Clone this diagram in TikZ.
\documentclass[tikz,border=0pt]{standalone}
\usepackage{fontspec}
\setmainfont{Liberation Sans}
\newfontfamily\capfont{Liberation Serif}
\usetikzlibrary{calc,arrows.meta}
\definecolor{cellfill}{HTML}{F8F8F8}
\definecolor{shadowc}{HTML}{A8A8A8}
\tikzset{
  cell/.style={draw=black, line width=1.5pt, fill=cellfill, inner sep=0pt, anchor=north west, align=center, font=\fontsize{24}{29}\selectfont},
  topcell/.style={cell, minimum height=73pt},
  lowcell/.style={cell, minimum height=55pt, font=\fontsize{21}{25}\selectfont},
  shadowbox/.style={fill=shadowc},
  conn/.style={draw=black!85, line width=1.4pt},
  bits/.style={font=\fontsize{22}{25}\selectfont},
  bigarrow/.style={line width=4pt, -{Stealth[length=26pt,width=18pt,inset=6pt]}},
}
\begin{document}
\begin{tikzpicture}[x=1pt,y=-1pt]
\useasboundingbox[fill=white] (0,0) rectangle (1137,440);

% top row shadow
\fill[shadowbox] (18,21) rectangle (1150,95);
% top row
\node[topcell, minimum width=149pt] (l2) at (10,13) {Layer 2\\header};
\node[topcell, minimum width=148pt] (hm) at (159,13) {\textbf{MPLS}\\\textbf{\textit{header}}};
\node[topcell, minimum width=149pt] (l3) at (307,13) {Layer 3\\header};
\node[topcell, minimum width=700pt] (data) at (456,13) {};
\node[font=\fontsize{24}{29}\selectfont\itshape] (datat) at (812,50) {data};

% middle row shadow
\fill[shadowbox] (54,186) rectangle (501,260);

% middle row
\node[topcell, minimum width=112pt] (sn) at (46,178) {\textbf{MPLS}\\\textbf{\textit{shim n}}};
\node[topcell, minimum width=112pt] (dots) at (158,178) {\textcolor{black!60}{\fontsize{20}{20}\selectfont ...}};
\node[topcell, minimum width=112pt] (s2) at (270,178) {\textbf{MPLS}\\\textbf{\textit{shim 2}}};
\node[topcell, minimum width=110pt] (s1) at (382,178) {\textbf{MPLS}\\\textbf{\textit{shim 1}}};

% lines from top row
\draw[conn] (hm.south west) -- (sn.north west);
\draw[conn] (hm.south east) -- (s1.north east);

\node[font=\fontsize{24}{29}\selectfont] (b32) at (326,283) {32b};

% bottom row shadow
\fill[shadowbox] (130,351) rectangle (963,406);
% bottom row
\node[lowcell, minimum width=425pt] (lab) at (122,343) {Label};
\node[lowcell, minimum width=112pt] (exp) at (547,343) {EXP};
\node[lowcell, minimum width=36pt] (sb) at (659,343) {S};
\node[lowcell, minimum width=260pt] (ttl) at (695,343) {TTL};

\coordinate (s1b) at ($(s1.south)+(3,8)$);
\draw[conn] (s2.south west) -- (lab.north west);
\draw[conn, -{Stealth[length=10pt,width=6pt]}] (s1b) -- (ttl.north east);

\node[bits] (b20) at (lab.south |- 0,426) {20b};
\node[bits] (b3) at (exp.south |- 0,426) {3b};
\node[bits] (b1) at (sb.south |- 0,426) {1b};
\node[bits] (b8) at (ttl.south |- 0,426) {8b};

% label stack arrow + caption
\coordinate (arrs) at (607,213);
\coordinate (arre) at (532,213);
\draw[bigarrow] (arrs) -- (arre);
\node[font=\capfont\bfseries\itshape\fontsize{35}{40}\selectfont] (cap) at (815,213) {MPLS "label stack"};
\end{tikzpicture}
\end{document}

* * * * * * *

■ **Stated task**: Set down the material above again, word for word.

■ **Exercise result**:
Clone this diagram in TikZ.
\documentclass[tikz,border=0pt]{standalone}
\usepackage{fontspec}
\setmainfont{Liberation Sans}
\newfontfamily\capfont{Liberation Serif}
\usetikzlibrary{calc,arrows.meta}
\definecolor{cellfill}{HTML}{F8F8F8}
\definecolor{shadowc}{HTML}{A8A8A8}
\tikzset{
  cell/.style={draw=black, line width=1.5pt, fill=cellfill, inner sep=0pt, anchor=north west, align=center, font=\fontsize{24}{29}\selectfont},
  topcell/.style={cell, minimum height=73pt},
  lowcell/.style={cell, minimum height=55pt, font=\fontsize{21}{25}\selectfont},
  shadowbox/.style={fill=shadowc},
  conn/.style={draw=black!85, line width=1.4pt},
  bits/.style={font=\fontsize{22}{25}\selectfont},
  bigarrow/.style={line width=4pt, -{Stealth[length=26pt,width=18pt,inset=6pt]}},
}
\begin{document}
\begin{tikzpicture}[x=1pt,y=-1pt]
\useasboundingbox[fill=white] (0,0) rectangle (1137,440);

% top row shadow
\fill[shadowbox] (18,21) rectangle (1150,95);
% top row
\node[topcell, minimum width=149pt] (l2) at (10,13) {Layer 2\\header};
\node[topcell, minimum width=148pt] (hm) at (159,13) {\textbf{MPLS}\\\textbf{\textit{header}}};
\node[topcell, minimum width=149pt] (l3) at (307,13) {Layer 3\\header};
\node[topcell, minimum width=700pt] (data) at (456,13) {};
\node[font=\fontsize{24}{29}\selectfont\itshape] (datat) at (812,50) {data};

% middle row shadow
\fill[shadowbox] (54,186) rectangle (501,260);

% middle row
\node[topcell, minimum width=112pt] (sn) at (46,178) {\textbf{MPLS}\\\textbf{\textit{shim n}}};
\node[topcell, minimum width=112pt] (dots) at (158,178) {\textcolor{black!60}{\fontsize{20}{20}\selectfont ...}};
\node[topcell, minimum width=112pt] (s2) at (270,178) {\textbf{MPLS}\\\textbf{\textit{shim 2}}};
\node[topcell, minimum width=110pt] (s1) at (382,178) {\textbf{MPLS}\\\textbf{\textit{shim 1}}};

% lines from top row
\draw[conn] (hm.south west) -- (sn.north west);
\draw[conn] (hm.south east) -- (s1.north east);

\node[font=\fontsize{24}{29}\selectfont] (b32) at (326,283) {32b};

% bottom row shadow
\fill[shadowbox] (130,351) rectangle (963,406);
% bottom row
\node[lowcell, minimum width=425pt] (lab) at (122,343) {Label};
\node[lowcell, minimum width=112pt] (exp) at (547,343) {EXP};
\node[lowcell, minimum width=36pt] (sb) at (659,343) {S};
\node[lowcell, minimum width=260pt] (ttl) at (695,343) {TTL};

\coordinate (s1b) at ($(s1.south)+(3,8)$);
\draw[conn] (s2.south west) -- (lab.north west);
\draw[conn, -{Stealth[length=10pt,width=6pt]}] (s1b) -- (ttl.north east);

\node[bits] (b20) at (lab.south |- 0,426) {20b};
\node[bits] (b3) at (exp.south |- 0,426) {3b};
\node[bits] (b1) at (sb.south |- 0,426) {1b};
\node[bits] (b8) at (ttl.south |- 0,426) {8b};

% label stack arrow + caption
\coordinate (arrs) at (607,213);
\coordinate (arre) at (532,213);
\draw[bigarrow] (arrs) -- (arre);
\node[font=\capfont\bfseries\itshape\fontsize{35}{40}\selectfont] (cap) at (815,213) {MPLS "label stack"};
\end{tikzpicture}
\end{document}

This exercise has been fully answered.